There is no crash when two nodes come up with a different state, but we do now have two different ‘views of reality’ which might be a problem when you try to use the result of this distributed state in some other system and connect to different nodes (with different states) at different times. Unless you are conscious that these states might be in conflict, the apps that use the output of this system might misbehave in peculiar ways.
An example would be a system that keeps track of payments: If there is a confict(AKA a fork in the network), in one state I might still have enough money to pay someone, while in another I might have already spent that money.
This stuff is not specific to Raft by the way, but appears in all Byzantine Consensus Algorithms.
I thought we were saying that they would not, if running code that made use of random
When grabbing a random number during the execution of a command, two nodes running the same software will indeed end up in different states. This is probably a bad idea because it would not be useful to have different random numbers on every node.
So to let me rephrase my earlier answer:
Performing output effects after updating the state should be fine, although when they execute cannot be known.
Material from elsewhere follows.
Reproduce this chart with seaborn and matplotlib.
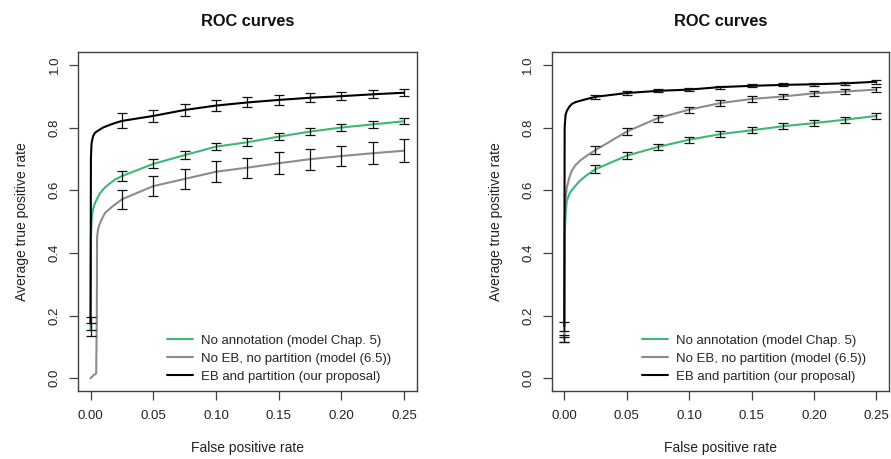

But performing input effects (a random number, looking at the nodes environment like the filesystem, asking the user for input etc.) that affect how the state is updated is a really bad idea since the states stored in the nodes will no longer be the same. Input effects should/could be used to generate the commands, but applying the commands to the current state must be pure.
Ignoring Byzantine failures this is what the raft protocol is designed to solve. It provides consensus about the log that is replicated on all nodes. While the log can diverge during times of netsplits user state machines and thus clients will always see the agreed upon state of the world.